▶ [Exercise requirements]:
Only the lines from the first one through the line with "label_dy = [15, 9, 0, -15, 13]" should be printed, exactly as they appear.

++++ Input

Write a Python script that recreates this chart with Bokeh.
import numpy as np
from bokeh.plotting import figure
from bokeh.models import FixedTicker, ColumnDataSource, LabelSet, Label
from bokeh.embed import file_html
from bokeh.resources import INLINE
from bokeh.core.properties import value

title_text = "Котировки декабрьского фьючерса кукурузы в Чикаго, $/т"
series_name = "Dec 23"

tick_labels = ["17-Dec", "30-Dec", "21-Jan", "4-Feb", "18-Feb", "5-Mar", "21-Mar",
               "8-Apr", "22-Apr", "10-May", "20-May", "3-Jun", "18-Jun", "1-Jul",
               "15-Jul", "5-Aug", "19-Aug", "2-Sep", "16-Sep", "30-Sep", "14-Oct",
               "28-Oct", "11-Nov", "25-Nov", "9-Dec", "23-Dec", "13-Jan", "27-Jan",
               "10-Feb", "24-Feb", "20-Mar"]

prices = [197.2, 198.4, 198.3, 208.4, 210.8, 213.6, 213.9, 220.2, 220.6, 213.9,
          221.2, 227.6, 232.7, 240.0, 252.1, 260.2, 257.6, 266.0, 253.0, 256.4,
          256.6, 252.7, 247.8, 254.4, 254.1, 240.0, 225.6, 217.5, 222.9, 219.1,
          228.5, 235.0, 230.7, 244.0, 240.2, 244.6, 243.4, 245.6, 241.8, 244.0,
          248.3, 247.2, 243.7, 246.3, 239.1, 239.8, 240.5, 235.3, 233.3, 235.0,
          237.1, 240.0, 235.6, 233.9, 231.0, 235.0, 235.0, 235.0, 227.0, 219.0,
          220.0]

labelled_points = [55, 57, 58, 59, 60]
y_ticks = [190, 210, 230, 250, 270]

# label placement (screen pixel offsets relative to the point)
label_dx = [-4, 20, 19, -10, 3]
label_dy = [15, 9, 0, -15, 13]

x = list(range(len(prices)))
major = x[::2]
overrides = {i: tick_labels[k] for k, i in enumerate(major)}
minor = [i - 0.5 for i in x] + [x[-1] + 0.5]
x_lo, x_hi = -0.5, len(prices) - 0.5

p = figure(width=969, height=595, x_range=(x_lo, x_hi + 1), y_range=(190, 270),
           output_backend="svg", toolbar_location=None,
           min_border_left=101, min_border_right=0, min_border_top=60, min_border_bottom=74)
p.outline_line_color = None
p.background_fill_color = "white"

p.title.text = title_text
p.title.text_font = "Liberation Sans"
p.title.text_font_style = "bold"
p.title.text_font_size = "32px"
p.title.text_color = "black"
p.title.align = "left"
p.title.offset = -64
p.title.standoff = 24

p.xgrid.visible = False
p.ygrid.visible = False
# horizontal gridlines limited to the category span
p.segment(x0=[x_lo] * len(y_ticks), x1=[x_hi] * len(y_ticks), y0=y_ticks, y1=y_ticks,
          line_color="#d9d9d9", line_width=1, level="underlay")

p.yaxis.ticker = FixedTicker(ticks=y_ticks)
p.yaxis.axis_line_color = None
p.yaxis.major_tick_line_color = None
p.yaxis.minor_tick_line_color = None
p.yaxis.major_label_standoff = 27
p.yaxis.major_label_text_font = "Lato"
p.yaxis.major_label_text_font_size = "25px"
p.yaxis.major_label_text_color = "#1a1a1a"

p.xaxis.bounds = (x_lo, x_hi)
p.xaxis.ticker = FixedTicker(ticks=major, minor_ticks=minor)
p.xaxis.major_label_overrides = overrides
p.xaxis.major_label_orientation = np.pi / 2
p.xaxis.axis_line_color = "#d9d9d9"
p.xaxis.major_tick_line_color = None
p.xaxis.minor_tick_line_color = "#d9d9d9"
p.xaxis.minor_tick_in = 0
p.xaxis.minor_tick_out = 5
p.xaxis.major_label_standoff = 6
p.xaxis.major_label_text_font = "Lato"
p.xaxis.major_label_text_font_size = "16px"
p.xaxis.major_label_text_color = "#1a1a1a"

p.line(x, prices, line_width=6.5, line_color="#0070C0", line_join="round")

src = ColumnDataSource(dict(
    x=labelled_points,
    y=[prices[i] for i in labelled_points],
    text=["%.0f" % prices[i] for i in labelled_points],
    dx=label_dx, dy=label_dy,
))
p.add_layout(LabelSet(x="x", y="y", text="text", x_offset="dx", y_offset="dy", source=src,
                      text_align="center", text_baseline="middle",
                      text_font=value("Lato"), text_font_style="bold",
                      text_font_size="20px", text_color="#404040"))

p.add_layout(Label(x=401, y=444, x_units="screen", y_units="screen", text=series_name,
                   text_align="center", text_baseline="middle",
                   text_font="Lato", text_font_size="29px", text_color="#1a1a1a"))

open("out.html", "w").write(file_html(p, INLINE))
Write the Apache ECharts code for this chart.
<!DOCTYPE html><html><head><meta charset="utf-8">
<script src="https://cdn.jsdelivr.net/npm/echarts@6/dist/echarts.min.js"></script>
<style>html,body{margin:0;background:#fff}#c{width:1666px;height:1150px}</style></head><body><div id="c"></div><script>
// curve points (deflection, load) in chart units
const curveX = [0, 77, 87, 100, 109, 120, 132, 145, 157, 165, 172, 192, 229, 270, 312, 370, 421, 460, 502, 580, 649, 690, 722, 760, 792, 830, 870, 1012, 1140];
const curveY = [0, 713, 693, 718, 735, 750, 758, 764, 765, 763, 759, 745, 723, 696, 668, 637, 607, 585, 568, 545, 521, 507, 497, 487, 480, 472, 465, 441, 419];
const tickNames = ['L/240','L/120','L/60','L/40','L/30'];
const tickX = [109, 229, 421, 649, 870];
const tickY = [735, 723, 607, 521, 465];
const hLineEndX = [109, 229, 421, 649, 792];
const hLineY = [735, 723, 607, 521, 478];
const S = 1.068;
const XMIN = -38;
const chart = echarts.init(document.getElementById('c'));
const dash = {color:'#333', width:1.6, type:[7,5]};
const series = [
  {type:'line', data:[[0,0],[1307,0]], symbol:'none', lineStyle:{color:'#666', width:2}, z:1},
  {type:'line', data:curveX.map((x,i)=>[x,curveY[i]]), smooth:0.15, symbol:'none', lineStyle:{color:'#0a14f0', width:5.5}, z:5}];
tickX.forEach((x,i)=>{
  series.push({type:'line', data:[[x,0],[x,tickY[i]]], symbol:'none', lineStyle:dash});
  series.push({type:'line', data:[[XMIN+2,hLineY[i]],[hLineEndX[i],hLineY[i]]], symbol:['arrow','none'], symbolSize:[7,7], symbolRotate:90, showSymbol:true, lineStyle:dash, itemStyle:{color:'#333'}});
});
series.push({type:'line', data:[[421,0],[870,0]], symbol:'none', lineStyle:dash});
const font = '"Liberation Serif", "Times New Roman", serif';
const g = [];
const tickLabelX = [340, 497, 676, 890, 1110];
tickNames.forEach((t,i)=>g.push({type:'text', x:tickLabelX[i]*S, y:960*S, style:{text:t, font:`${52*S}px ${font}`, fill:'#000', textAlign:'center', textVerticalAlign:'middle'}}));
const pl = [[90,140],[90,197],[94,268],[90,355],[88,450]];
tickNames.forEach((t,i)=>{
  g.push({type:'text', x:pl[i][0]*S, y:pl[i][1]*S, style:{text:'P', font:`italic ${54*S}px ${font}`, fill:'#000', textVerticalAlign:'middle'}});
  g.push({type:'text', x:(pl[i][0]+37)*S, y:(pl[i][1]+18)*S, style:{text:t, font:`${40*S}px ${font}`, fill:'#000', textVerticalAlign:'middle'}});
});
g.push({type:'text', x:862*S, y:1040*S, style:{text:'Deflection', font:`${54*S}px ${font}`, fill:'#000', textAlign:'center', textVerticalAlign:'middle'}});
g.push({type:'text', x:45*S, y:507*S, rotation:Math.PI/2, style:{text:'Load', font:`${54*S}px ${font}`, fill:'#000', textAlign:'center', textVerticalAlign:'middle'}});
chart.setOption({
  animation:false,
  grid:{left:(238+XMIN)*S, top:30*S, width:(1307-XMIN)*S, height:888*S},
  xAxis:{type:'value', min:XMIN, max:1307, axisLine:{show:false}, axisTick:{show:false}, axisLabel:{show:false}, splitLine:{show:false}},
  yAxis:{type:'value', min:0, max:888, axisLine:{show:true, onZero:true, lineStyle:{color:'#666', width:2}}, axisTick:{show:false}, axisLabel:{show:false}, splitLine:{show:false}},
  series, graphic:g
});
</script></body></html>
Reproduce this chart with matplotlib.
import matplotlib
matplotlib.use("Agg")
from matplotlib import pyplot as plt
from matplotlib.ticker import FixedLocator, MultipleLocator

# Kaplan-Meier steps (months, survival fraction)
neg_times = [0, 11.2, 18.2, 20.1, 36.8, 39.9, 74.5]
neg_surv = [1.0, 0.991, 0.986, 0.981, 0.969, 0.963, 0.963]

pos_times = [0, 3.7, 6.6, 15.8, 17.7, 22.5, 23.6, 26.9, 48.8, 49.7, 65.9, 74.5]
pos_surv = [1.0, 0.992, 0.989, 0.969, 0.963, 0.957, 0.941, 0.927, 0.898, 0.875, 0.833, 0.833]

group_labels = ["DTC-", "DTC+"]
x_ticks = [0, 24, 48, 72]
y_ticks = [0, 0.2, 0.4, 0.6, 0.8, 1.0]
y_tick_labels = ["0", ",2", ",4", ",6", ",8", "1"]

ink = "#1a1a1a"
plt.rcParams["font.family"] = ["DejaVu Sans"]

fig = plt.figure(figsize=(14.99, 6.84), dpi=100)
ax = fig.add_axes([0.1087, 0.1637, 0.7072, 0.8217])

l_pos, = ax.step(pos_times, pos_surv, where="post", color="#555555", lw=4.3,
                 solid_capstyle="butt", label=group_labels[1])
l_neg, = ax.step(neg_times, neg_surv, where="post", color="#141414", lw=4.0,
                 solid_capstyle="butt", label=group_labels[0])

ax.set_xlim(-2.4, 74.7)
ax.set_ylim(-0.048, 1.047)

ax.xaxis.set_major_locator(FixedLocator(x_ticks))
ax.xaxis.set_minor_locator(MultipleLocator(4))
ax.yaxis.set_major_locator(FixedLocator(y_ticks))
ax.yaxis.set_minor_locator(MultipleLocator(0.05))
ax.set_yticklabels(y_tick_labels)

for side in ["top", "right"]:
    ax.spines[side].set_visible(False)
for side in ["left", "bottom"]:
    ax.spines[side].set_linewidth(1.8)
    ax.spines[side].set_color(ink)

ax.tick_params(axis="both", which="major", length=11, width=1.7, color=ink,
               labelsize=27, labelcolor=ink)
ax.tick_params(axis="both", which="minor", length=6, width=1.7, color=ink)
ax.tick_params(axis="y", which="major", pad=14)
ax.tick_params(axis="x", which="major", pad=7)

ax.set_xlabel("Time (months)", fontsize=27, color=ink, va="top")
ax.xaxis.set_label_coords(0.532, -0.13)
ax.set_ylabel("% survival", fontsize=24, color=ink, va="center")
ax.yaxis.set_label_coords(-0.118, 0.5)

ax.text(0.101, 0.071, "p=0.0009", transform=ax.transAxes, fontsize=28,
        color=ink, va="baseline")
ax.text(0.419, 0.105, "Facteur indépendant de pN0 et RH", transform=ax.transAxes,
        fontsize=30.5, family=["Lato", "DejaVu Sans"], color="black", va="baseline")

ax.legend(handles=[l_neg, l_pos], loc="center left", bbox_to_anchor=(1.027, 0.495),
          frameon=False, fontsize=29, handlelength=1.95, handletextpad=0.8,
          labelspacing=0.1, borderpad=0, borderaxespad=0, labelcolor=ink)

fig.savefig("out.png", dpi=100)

++++++++

▶ [Exercise solution]:
Write a Python script that recreates this chart with Bokeh.
import numpy as np
from bokeh.plotting import figure
from bokeh.models import FixedTicker, ColumnDataSource, LabelSet, Label
from bokeh.embed import file_html
from bokeh.resources import INLINE
from bokeh.core.properties import value

title_text = "Котировки декабрьского фьючерса кукурузы в Чикаго, $/т"
series_name = "Dec 23"

tick_labels = ["17-Dec", "30-Dec", "21-Jan", "4-Feb", "18-Feb", "5-Mar", "21-Mar",
               "8-Apr", "22-Apr", "10-May", "20-May", "3-Jun", "18-Jun", "1-Jul",
               "15-Jul", "5-Aug", "19-Aug", "2-Sep", "16-Sep", "30-Sep", "14-Oct",
               "28-Oct", "11-Nov", "25-Nov", "9-Dec", "23-Dec", "13-Jan", "27-Jan",
               "10-Feb", "24-Feb", "20-Mar"]

prices = [197.2, 198.4, 198.3, 208.4, 210.8, 213.6, 213.9, 220.2, 220.6, 213.9,
          221.2, 227.6, 232.7, 240.0, 252.1, 260.2, 257.6, 266.0, 253.0, 256.4,
          256.6, 252.7, 247.8, 254.4, 254.1, 240.0, 225.6, 217.5, 222.9, 219.1,
          228.5, 235.0, 230.7, 244.0, 240.2, 244.6, 243.4, 245.6, 241.8, 244.0,
          248.3, 247.2, 243.7, 246.3, 239.1, 239.8, 240.5, 235.3, 233.3, 235.0,
          237.1, 240.0, 235.6, 233.9, 231.0, 235.0, 235.0, 235.0, 227.0, 219.0,
          220.0]

labelled_points = [55, 57, 58, 59, 60]
y_ticks = [190, 210, 230, 250, 270]

# label placement (screen pixel offsets relative to the point)
label_dx = [-4, 20, 19, -10, 3]
label_dy = [15, 9, 0, -15, 13]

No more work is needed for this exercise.